◆ Task goal
Copy the data below exactly.

◆ Data excerpt
──────
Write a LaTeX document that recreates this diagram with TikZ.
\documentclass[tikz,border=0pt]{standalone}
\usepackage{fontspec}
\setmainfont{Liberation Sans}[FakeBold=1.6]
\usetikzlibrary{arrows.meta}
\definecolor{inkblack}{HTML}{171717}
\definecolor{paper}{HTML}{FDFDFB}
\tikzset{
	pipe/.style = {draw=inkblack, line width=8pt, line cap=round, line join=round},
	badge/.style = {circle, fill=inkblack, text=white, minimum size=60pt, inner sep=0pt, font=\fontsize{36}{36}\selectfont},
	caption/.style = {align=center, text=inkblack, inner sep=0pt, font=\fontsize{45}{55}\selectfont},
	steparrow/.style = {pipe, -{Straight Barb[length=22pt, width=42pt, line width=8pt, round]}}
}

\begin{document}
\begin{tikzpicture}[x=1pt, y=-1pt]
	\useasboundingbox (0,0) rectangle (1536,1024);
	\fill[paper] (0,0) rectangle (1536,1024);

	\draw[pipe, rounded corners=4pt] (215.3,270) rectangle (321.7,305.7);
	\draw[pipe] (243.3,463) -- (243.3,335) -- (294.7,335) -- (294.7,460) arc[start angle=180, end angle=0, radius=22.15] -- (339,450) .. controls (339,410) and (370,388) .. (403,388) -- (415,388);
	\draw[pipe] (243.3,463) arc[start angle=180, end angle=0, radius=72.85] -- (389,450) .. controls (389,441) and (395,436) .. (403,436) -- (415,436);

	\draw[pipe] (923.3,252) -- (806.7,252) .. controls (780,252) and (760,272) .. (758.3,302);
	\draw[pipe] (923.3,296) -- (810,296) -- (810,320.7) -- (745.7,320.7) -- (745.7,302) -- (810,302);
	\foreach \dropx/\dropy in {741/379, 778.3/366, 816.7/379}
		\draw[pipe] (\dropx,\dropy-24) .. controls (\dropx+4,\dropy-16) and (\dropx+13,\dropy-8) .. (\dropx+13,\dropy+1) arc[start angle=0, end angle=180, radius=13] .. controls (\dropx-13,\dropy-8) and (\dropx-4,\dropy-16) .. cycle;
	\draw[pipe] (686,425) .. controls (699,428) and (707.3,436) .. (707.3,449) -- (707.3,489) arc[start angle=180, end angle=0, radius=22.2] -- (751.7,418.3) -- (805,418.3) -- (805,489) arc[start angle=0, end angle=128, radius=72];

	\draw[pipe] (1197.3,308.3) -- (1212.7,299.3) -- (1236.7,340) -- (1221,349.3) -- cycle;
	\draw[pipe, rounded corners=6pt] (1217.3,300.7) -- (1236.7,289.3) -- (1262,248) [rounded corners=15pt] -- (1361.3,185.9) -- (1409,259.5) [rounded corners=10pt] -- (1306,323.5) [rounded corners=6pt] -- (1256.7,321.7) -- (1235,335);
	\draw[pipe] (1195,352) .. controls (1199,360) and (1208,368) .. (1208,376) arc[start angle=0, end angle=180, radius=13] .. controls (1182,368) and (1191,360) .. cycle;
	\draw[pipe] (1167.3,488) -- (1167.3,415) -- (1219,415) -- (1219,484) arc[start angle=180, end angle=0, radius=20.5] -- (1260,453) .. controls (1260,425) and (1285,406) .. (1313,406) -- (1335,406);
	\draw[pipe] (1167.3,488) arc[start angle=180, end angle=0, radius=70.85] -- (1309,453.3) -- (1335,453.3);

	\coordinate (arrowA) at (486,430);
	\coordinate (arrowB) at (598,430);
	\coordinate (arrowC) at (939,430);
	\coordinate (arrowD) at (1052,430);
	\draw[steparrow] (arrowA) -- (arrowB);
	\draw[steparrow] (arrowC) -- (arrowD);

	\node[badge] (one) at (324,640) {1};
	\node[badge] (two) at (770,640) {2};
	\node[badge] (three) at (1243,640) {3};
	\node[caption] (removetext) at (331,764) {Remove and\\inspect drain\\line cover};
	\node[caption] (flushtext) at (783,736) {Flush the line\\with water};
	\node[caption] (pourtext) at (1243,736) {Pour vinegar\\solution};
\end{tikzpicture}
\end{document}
──────
◆ Result of the task
Write a LaTeX document that recreates this diagram with TikZ.
\documentclass[tikz,border=0pt]{standalone}
\usepackage{fontspec}
\setmainfont{Liberation Sans}[FakeBold=1.6]
\usetikzlibrary{arrows.meta}
\definecolor{inkblack}{HTML}{171717}
\definecolor{paper}{HTML}{FDFDFB}
\tikzset{
	pipe/.style = {draw=inkblack, line width=8pt, line cap=round, line join=round},
	badge/.style = {circle, fill=inkblack, text=white, minimum size=60pt, inner sep=0pt, font=\fontsize{36}{36}\selectfont},
	caption/.style = {align=center, text=inkblack, inner sep=0pt, font=\fontsize{45}{55}\selectfont},
	steparrow/.style = {pipe, -{Straight Barb[length=22pt, width=42pt, line width=8pt, round]}}
}

\begin{document}
\begin{tikzpicture}[x=1pt, y=-1pt]
	\useasboundingbox (0,0) rectangle (1536,1024);
	\fill[paper] (0,0) rectangle (1536,1024);

	\draw[pipe, rounded corners=4pt] (215.3,270) rectangle (321.7,305.7);
	\draw[pipe] (243.3,463) -- (243.3,335) -- (294.7,335) -- (294.7,460) arc[start angle=180, end angle=0, radius=22.15] -- (339,450) .. controls (339,410) and (370,388) .. (403,388) -- (415,388);
	\draw[pipe] (243.3,463) arc[start angle=180, end angle=0, radius=72.85] -- (389,450) .. controls (389,441) and (395,436) .. (403,436) -- (415,436);

	\draw[pipe] (923.3,252) -- (806.7,252) .. controls (780,252) and (760,272) .. (758.3,302);
	\draw[pipe] (923.3,296) -- (810,296) -- (810,320.7) -- (745.7,320.7) -- (745.7,302) -- (810,302);
	\foreach \dropx/\dropy in {741/379, 778.3/366, 816.7/379}
		\draw[pipe] (\dropx,\dropy-24) .. controls (\dropx+4,\dropy-16) and (\dropx+13,\dropy-8) .. (\dropx+13,\dropy+1) arc[start angle=0, end angle=180, radius=13] .. controls (\dropx-13,\dropy-8) and (\dropx-4,\dropy-16) .. cycle;
	\draw[pipe] (686,425) .. controls (699,428) and (707.3,436) .. (707.3,449) -- (707.3,489) arc[start angle=180, end angle=0, radius=22.2] -- (751.7,418.3) -- (805,418.3) -- (805,489) arc[start angle=0, end angle=128, radius=72];

	\draw[pipe] (1197.3,308.3) -- (1212.7,299.3) -- (1236.7,340) -- (1221,349.3) -- cycle;
	\draw[pipe, rounded corners=6pt] (1217.3,300.7) -- (1236.7,289.3) -- (1262,248) [rounded corners=15pt] -- (1361.3,185.9) -- (1409,259.5) [rounded corners=10pt] -- (1306,323.5) [rounded corners=6pt] -- (1256.7,321.7) -- (1235,335);
	\draw[pipe] (1195,352) .. controls (1199,360) and (1208,368) .. (1208,376) arc[start angle=0, end angle=180, radius=13] .. controls (1182,368) and (1191,360) .. cycle;
	\draw[pipe] (1167.3,488) -- (1167.3,415) -- (1219,415) -- (1219,484) arc[start angle=180, end angle=0, radius=20.5] -- (1260,453) .. controls (1260,425) and (1285,406) .. (1313,406) -- (1335,406);
	\draw[pipe] (1167.3,488) arc[start angle=180, end angle=0, radius=70.85] -- (1309,453.3) -- (1335,453.3);

	\coordinate (arrowA) at (486,430);
	\coordinate (arrowB) at (598,430);
	\coordinate (arrowC) at (939,430);
	\coordinate (arrowD) at (1052,430);
	\draw[steparrow] (arrowA) -- (arrowB);
	\draw[steparrow] (arrowC) -- (arrowD);

	\node[badge] (one) at (324,640) {1};
	\node[badge] (two) at (770,640) {2};
	\node[badge] (three) at (1243,640) {3};
	\node[caption] (removetext) at (331,764) {Remove and\\inspect drain\\line cover};
	\node[caption] (flushtext) at (783,736) {Flush the line\\with water};
	\node[caption] (pourtext) at (1243,736) {Pour vinegar\\solution};
\end{tikzpicture}
\end{document}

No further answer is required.